**Requirement**
Repeat the lines below exactly as they appear, but leave out the images.

**Supplied data**
________________________________________

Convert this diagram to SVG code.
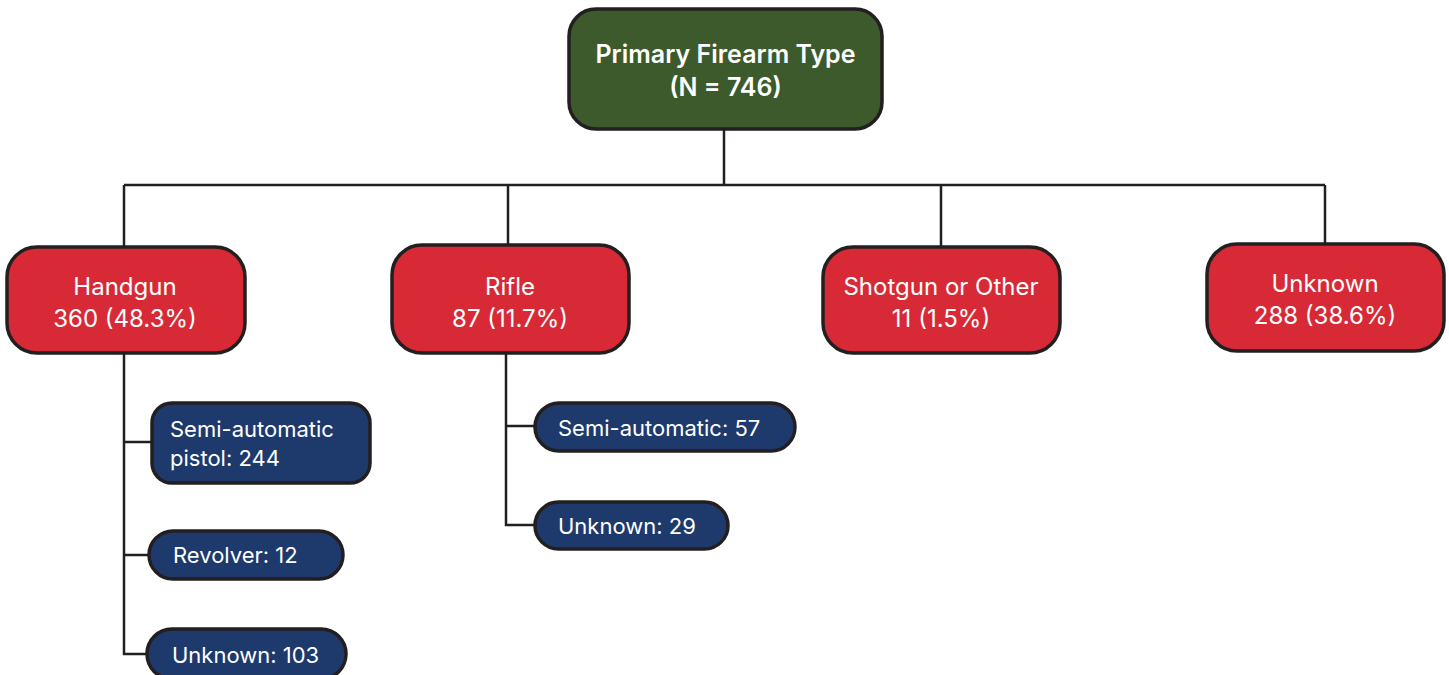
<svg xmlns="http://www.w3.org/2000/svg" width="1449" height="675" viewBox="0 0 1449 675">
<style>
.box{stroke:#231f20;stroke-width:3.5}
.root{fill:#3c5a2b}
.red{fill:#d82a36}
.blue{fill:#1e3a6c}
.t{font-family:Inter,"Liberation Sans",sans-serif;fill:#ffffff}
.tb{font-size:25px;font-weight:600}
.tm{font-size:24px;text-anchor:middle}
.ts{font-size:22px}
.conn{stroke:#231f20;stroke-width:2.5;fill:none}
</style>
<rect width="1449" height="675" fill="#ffffff"/>
<g id="connectors">
<path class="conn" d="M724 129V185M124 185H1325M124 185V247M508 185V245M941 185V247M1325 185V244"/>
<path class="conn" d="M124 353V654H148M124 442H152M124 555H150"/>
<path class="conn" d="M506 353V525H535M506 426H535"/>
</g>
<g id="root">
<rect class="box root" x="569" y="9" width="313" height="120" rx="27"/>
<text class="t tb" x="725.5" y="63" text-anchor="middle">Primary Firearm Type</text>
<text class="t tb" x="725.5" y="96" text-anchor="middle">(N = 746)</text>
</g>
<g id="handgun">
<rect class="box red" x="7" y="247" width="238" height="106" rx="30"/>
<text class="t tm" x="125" y="295">Handgun</text>
<text class="t tm" x="125" y="327">360 (48.3%)</text>
</g>
<g id="rifle">
<rect class="box red" x="392" y="245" width="237" height="108" rx="30"/>
<text class="t tm" x="510" y="295">Rifle</text>
<text class="t tm" x="510" y="327">87 (11.7%)</text>
</g>
<g id="shotgun">
<rect class="box red" x="823" y="247" width="237" height="106" rx="30"/>
<text class="t tm" x="941" y="295">Shotgun or Other</text>
<text class="t tm" x="941" y="327">11 (1.5%)</text>
</g>
<g id="unknown">
<rect class="box red" x="1207" y="244" width="237" height="107" rx="30"/>
<text class="t tm" x="1325" y="292">Unknown</text>
<text class="t tm" x="1325" y="324">288 (38.6%)</text>
</g>
<g id="semi-pistol">
<rect class="box blue" x="152" y="403" width="218" height="80" rx="20"/>
<text class="t ts" x="170" y="437">Semi-automatic</text>
<text class="t ts" x="170" y="466">pistol: 244</text>
</g>
<g id="revolver">
<rect class="box blue" x="149" y="531" width="194" height="48" rx="24"/>
<text class="t ts" x="173" y="563">Revolver: 12</text>
</g>
<g id="handgun-unknown">
<rect class="box blue" x="147" y="629" width="199" height="50" rx="25"/>
<text class="t ts" x="172" y="663">Unknown: 103</text>
</g>
<g id="semi-rifle">
<rect class="box blue" x="535" y="403" width="260" height="48" rx="24"/>
<text class="t ts" x="558" y="436">Semi-automatic: 57</text>
</g>
<g id="rifle-unknown">
<rect class="box blue" x="535" y="502" width="193" height="47" rx="23.5"/>
<text class="t ts" x="558" y="534">Unknown: 29</text>
</g>
</svg>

________________________________________

**Answer for this exercise**
Convert this diagram to SVG code.
<svg xmlns="http://www.w3.org/2000/svg" width="1449" height="675" viewBox="0 0 1449 675">
<style>
.box{stroke:#231f20;stroke-width:3.5}
.root{fill:#3c5a2b}
.red{fill:#d82a36}
.blue{fill:#1e3a6c}
.t{font-family:Inter,"Liberation Sans",sans-serif;fill:#ffffff}
.tb{font-size:25px;font-weight:600}
.tm{font-size:24px;text-anchor:middle}
.ts{font-size:22px}
.conn{stroke:#231f20;stroke-width:2.5;fill:none}
</style>
<rect width="1449" height="675" fill="#ffffff"/>
<g id="connectors">
<path class="conn" d="M724 129V185M124 185H1325M124 185V247M508 185V245M941 185V247M1325 185V244"/>
<path class="conn" d="M124 353V654H148M124 442H152M124 555H150"/>
<path class="conn" d="M506 353V525H535M506 426H535"/>
</g>
<g id="root">
<rect class="box root" x="569" y="9" width="313" height="120" rx="27"/>
<text class="t tb" x="725.5" y="63" text-anchor="middle">Primary Firearm Type</text>
<text class="t tb" x="725.5" y="96" text-anchor="middle">(N = 746)</text>
</g>
<g id="handgun">
<rect class="box red" x="7" y="247" width="238" height="106" rx="30"/>
<text class="t tm" x="125" y="295">Handgun</text>
<text class="t tm" x="125" y="327">360 (48.3%)</text>
</g>
<g id="rifle">
<rect class="box red" x="392" y="245" width="237" height="108" rx="30"/>
<text class="t tm" x="510" y="295">Rifle</text>
<text class="t tm" x="510" y="327">87 (11.7%)</text>
</g>
<g id="shotgun">
<rect class="box red" x="823" y="247" width="237" height="106" rx="30"/>
<text class="t tm" x="941" y="295">Shotgun or Other</text>
<text class="t tm" x="941" y="327">11 (1.5%)</text>
</g>
<g id="unknown">
<rect class="box red" x="1207" y="244" width="237" height="107" rx="30"/>
<text class="t tm" x="1325" y="292">Unknown</text>
<text class="t tm" x="1325" y="324">288 (38.6%)</text>
</g>
<g id="semi-pistol">
<rect class="box blue" x="152" y="403" width="218" height="80" rx="20"/>
<text class="t ts" x="170" y="437">Semi-automatic</text>
<text class="t ts" x="170" y="466">pistol: 244</text>
</g>
<g id="revolver">
<rect class="box blue" x="149" y="531" width="194" height="48" rx="24"/>
<text class="t ts" x="173" y="563">Revolver: 12</text>
</g>
<g id="handgun-unknown">
<rect class="box blue" x="147" y="629" width="199" height="50" rx="25"/>
<text class="t ts" x="172" y="663">Unknown: 103</text>
</g>
<g id="semi-rifle">
<rect class="box blue" x="535" y="403" width="260" height="48" rx="24"/>
<text class="t ts" x="558" y="436">Semi-automatic: 57</text>
</g>
<g id="rifle-unknown">
<rect class="box blue" x="535" y="502" width="193" height="47" rx="23.5"/>
<text class="t ts" x="558" y="534">Unknown: 29</text>
</g>
</svg>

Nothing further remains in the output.